O EFEITO DA IMIGRAÇÃO

Juntamente com a emancipação negra, a imigração transformou os partidos políticos norte-americanos. Esses novos eleitores apoiaram desproporcionalmente o Partido Democrata. A fração dos votos democratas não brancos subiu de 7% nos anos 1950 para 44% em 2012. Os eleitores republicanos, em contraste, ainda eram quase 90% brancos anos 2000 adentro. Assim, enquanto os democratas se tornaram cada vez mais um partido de minorias étnicas, o Partido Republicano permaneceu quase inteiramente um partido de brancos.

A DIREITA CRISTÃ

O Partido Republicano também se tornou o partido dos cristãos evangélicos. Os evangélicos entraram em massa na política no final dos anos 1970, motivados, em grande parte, pela decisão Roe contra Wade da Suprema Corte, que legalizava o aborto.

A partir de Ronald Reagan em 1980, o GOP abraçou a direita cristã e adotou posições crescentemente pró-evangélicas, incluindo :

  • oposição ao aborto,
  • apoio ao direito de oração nas escolas públicas e, mais tarde,
  • oposição ao casamento gay.

Evangélicos brancos – que se inclinaram para os democratas nos anos 1960 – começaram a votar no Partido Republicano. Em 2016, 76% dos evangélicos brancos se identificavam como republicanos. Eleitores democratas, por sua vez, se tornaram cada vez mais seculares. A porcentagem de democratas brancos que frequenta igrejas regularmente caiu de 50% nos anos 1960 para abaixo de 30% nos anos 2000. Trata-se de uma mudança extraordinária. Como destaca o cientista político Alan Abramowitz, nos anos 1950 os cristãos brancos casados eram a maioria esmagadora – quase 80% – do eleitorado norte-americano, divididos mais ou menos igualmente entre os dois partidos. Nos anos 2000, cristãos brancos casados mal chegavam a 40% do eleitorado, estando então concentrados no Partido Republicano.
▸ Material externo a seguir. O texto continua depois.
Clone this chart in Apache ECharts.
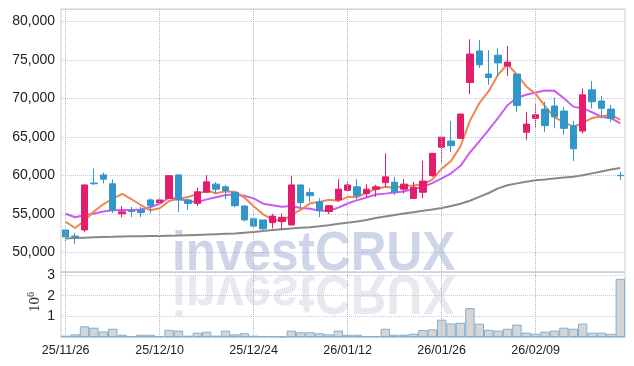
<!DOCTYPE html>
<html><head><meta charset="utf-8">
<script src="https://cdn.jsdelivr.net/npm/echarts@6/dist/echarts.min.js"></script>
<style>html,body{margin:0;padding:0;background:#fff}#c{width:634px;height:366px}</style>
</head><body><div id="c"></div>
<script>
const dates = ['25/11/26','25/11/27','25/11/28','25/12/01','25/12/02','25/12/03','25/12/04','25/12/05','25/12/08','25/12/09',
'25/12/10','25/12/11','25/12/12','25/12/15','25/12/16','25/12/17','25/12/18','25/12/19','25/12/22','25/12/23',
'25/12/24','25/12/26','25/12/29','25/12/30','26/01/02','26/01/05','26/01/06','26/01/07','26/01/08','26/01/09',
'26/01/12','26/01/13','26/01/14','26/01/15','26/01/16','26/01/19','26/01/20','26/01/21','26/01/22','26/01/23',
'26/01/26','26/01/27','26/01/28','26/01/29','26/01/30','26/02/02','26/02/03','26/02/04','26/02/05','26/02/06',
'26/02/09','26/02/10','26/02/11','26/02/12','26/02/13','26/02/19','26/02/20','26/02/23','26/02/24','26/02/25'];
const tickDates = ['25/11/26','25/12/10','25/12/24','26/01/12','26/01/26','26/02/09'];
const opens = [52900,52100,52900,59000,60050,58900,55000,55400,55500,56800,
56450,57000,60050,56800,56350,57800,58850,58500,57800,56000,
54350,54200,53850,54000,53550,58750,57750,56550,55300,56800,
58050,58500,57650,58200,59050,59100,58200,57000,57800,59950,
63650,64450,64800,72050,76150,73150,75600,74200,73150,65600,
67400,68600,69000,68350,66450,65750,71100,69650,68600,60000];
const closes = [52000,52000,58750,58900,59500,55500,55250,55300,55150,56050,
56800,59950,56800,56350,57850,59150,58200,58000,56050,54200,
53400,53050,54700,54550,58750,56450,57350,55500,56050,58200,
58750,57350,58200,58500,59800,57850,58850,58450,59250,62850,
64950,63850,67950,75750,74350,72700,74600,74700,69050,66650,
67850,66450,67600,66100,63450,70450,69550,68700,67400,59950];
const lows = [51400,51050,52600,58750,58950,55100,54550,54550,54550,55050,
56300,56900,55250,55500,56000,57700,57650,56900,55850,54000,
53250,52900,53100,52900,53500,55850,56550,54550,54950,56550,
57900,56900,57200,57200,58500,57450,57650,56950,57000,59800,
61650,63000,64750,70550,73950,71750,72800,72900,68250,64600,
66250,65600,66100,65300,61850,65450,68700,67400,66950,59400];
const highs = [53000,52550,58800,60900,60350,59450,56000,55900,55900,57000,
57000,60000,60050,57000,58400,60000,59100,58750,57850,56150,
54400,54200,55000,55050,59900,58750,58300,57000,56100,59500,
59150,59500,58850,58750,62850,59800,59500,59150,61900,62900,
65000,67050,68000,77650,77550,76250,76500,76800,73150,68250,
69250,69550,70100,68850,67050,71300,72250,70300,69150,60450];
const ma5 = [53970,53150,54100,55300,56230,56930,57580,56890,56140,55450,
55710,56650,56950,57190,57550,58020,57670,57910,57850,57120,
55970,54940,54280,53980,54890,55500,56360,56520,56820,56710,
57170,57170,57710,58200,58520,58340,58640,58690,58840,59450,
60870,61870,63770,67070,69370,70920,73070,74420,73080,71540,
70570,68940,67520,66930,66290,66810,67430,67650,67910,67210];
const ma10 = [55000,54550,54800,55050,55300,55450,55500,55500,55550,55840,
56320,57120,56920,56670,56500,56870,57160,57430,57520,57340,
57000,56310,56100,55920,56010,55740,55650,55400,55400,55800,
56340,56770,57120,57510,57620,57760,57910,58200,58520,58990,
59610,60260,61230,62960,64410,65900,67470,69100,70080,70460,
70750,71010,70970,70010,68920,68690,68190,67590,67420,66750];
const maLong = [51800,51850,51900,51950,52000,52020,52050,52070,52080,52100,
52120,52150,52180,52220,52260,52300,52350,52400,52450,52550,
52650,52750,52880,52980,53080,53180,53260,53380,53520,53700,
53850,54000,54200,54450,54650,54850,55050,55200,55400,55550,
55750,56000,56300,56700,57200,57700,58300,58700,58950,59150,
59350,59450,59600,59700,59820,60000,60250,60500,60750,60950];
const volumes = [0.065,0.13,0.52,0.45,0.27,0.40,0.11,0.05,0.11,0.11,
0.05,0.35,0.31,0.065,0.21,0.26,0.065,0.31,0.13,0.18,
0.065,0.05,0.05,0.02,0.31,0.23,0.23,0.18,0.13,0.31,
0.11,0.11,0.05,0.05,0.40,0.11,0.11,0.16,0.34,0.37,
0.84,0.66,0.69,1.40,0.65,0.35,0.31,0.40,0.60,0.21,
0.16,0.26,0.31,0.45,0.40,0.65,0.21,0.21,0.16,2.82].map(v => v * 1e6);

const UP = '#e31c6b', DOWN = '#3196c9';
const candles = dates.map((d, i) => [opens[i], closes[i], lows[i], highs[i]]);
const LBL = {fontFamily: "'Liberation Sans', Arial, sans-serif", color: '#222'};
const vLines = {silent: true, symbol: ['none', 'none'], label: {show: false},
  lineStyle: {type: 'dotted', color: '#b4b4c4', width: 1}, emphasis: {disabled: true},
  data: tickDates.map(d => ({xAxis: d}))};
const WM_FONT = "bold 55px 'Liberation Sans', sans-serif";
const chart = echarts.init(document.getElementById('c'), null, {renderer: 'canvas'});
chart.setOption({
  animation: false,
  grid: [
    {left: 61, right: 9, top: 9, height: 263, show: true, borderColor: '#cccccc', borderWidth: 1},
    {left: 61, right: 9, top: 272, height: 65, show: true, borderColor: '#cccccc', borderWidth: 1}
  ],
  xAxis: [
    {type: 'category', gridIndex: 0, data: dates, boundaryGap: true,
     axisLine: {show: false}, axisTick: {show: false}, axisLabel: {show: false}, splitLine: {show: false}},
    {type: 'category', gridIndex: 1, data: dates, boundaryGap: true,
     axisLine: {show: true, lineStyle: {color: '#cccccc'}}, axisTick: {show: false},
     axisLabel: Object.assign({interval: 9, fontSize: 12.5, margin: 7}, LBL), splitLine: {show: false}}
  ],
  yAxis: [
    {type: 'value', gridIndex: 0, min: 47440, max: 81600, splitNumber: 5, scale: true,
     axisLine: {show: false}, axisTick: {show: false},
     axisLabel: Object.assign({fontSize: 14, margin: 6, showMinLabel: false, showMaxLabel: false,
       formatter: v => v.toLocaleString('en-US')}, LBL),
     splitLine: {show: true, lineStyle: {type: 'dotted', color: '#c4c8dc', width: 1}}},
    {type: 'value', gridIndex: 1, min: 0, max: 3150000, interval: 1000000,
     axisLine: {show: false}, axisTick: {show: false},
     axisLabel: Object.assign({fontSize: 14, margin: 6, showMinLabel: false, showMaxLabel: false,
       formatter: v => String(Math.round(v / 1e6))}, LBL),
     splitLine: {show: true, lineStyle: {type: 'dotted', color: '#c4c8dc', width: 1}}}
  ],
  graphic: [
    {type: 'text', x: 172, y: 272, z: 1, silent: true, scaleX: 0.9,
     style: {text: 'investCRUX', x: 0, y: 10, verticalAlign: 'bottom', align: 'left',
       font: WM_FONT, fill: 'rgba(160,172,212,0.5)'}},
    {type: 'text', x: 172, y: 274, z: 1, silent: true, scaleX: 0.9, scaleY: -1,
     style: {text: 'investCRUX', x: 0, y: 10, verticalAlign: 'bottom', align: 'left',
       font: WM_FONT, fill: 'rgba(190,192,210,0.35)'}},
    {type: 'text', x: 26, y: 312, rotation: Math.PI / 2, silent: true,
     style: {text: '10{s|6}', font: "15px 'Liberation Serif', serif", fill: '#333',
       rich: {s: {fontSize: 10, fontFamily: 'Liberation Serif', verticalAlign: 'top', padding: [0, 0, 8, 0]}}}}
  ],
  series: [
    {type: 'candlestick', xAxisIndex: 0, yAxisIndex: 0, data: candles, barWidth: 7, z: 3,
     itemStyle: {color: UP, color0: DOWN, borderColor: UP, borderColor0: DOWN, borderWidth: 1}},
    {type: 'line', xAxisIndex: 0, yAxisIndex: 0, data: maLong, symbol: 'none', z: 2,
     lineStyle: {color: '#888888', width: 2}, markLine: vLines},
    {type: 'line', xAxisIndex: 0, yAxisIndex: 0, data: ma10, symbol: 'none', z: 2,
     lineStyle: {color: '#cc5cf0', width: 2}},
    {type: 'line', xAxisIndex: 0, yAxisIndex: 0, data: ma5, symbol: 'none', z: 2,
     lineStyle: {color: '#f0864c', width: 2}},
    {type: 'bar', xAxisIndex: 1, yAxisIndex: 1, data: volumes, barCategoryGap: '0%', z: 3,
     itemStyle: {color: '#d5d5d5', borderColor: '#7fb0d6', borderWidth: 1}, markLine: vLines}
  ]
});
</script></body></html>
Em outras palavras, os dois partidos encontram-se agora divididos sobre raça e religião– duas questões profundamente polarizadoras, que tendem a gerar maior intolerância e hostilidade do que questões políticas tradicionais como impostos e despesas governamentais." (from "Como as democracias morrem" by Steven Levitsky, Daniel Ziblatt, tradução: Renato Aguiar)

AFROUXAMENTO DAS REGRAS DE FINANCIAMENTO

Graças, em parte, ao afrouxamento das leis de financiamento de campanha em 2010, grupos de fora como o Americans for Prosperity e a American Energy Alliance – muitos deles parte da rede bilionária da família Koch – adquiriram uma influência extraordinária no Partido Republicano durante os anos Obama. Só em 2012, a família Koch foi responsável por mais de 400 milhões de dólares em despesas eleitorais. Junto com o Tea Party, a rede Koch e outras organizações similares ajudaram a eleger uma nova geração de republicanos para a qual fazer concessões era um palavrão. Um partido cujo núcleo foi ativamente esvaziado por doadores e grupos de pressão também ficou mais vulnerável a forças extremistas." (from "Como as democracias morrem" by Steven Levitsky, Daniel Ziblatt, tradução: Renato Aguiar)

TEA PARTY

A partir sobretudo da eleição de 2008 (Obama), o Partido Republicano deu una guinada à direita. Foi quando o Tea Party começou a ter proeminência na indicação de candidatos do partido. Organizações bem financiadas como Freedom Works, Americans for Prosperity, Tea Party Express e Tea Party Patriots patrocinaram dezenas de candidatos. Em 2010, mais de 100 foram candidatos, sendo 40 eleitos. Em 2011, o Tea Party tinha 60 membros na Câmara de Representantes.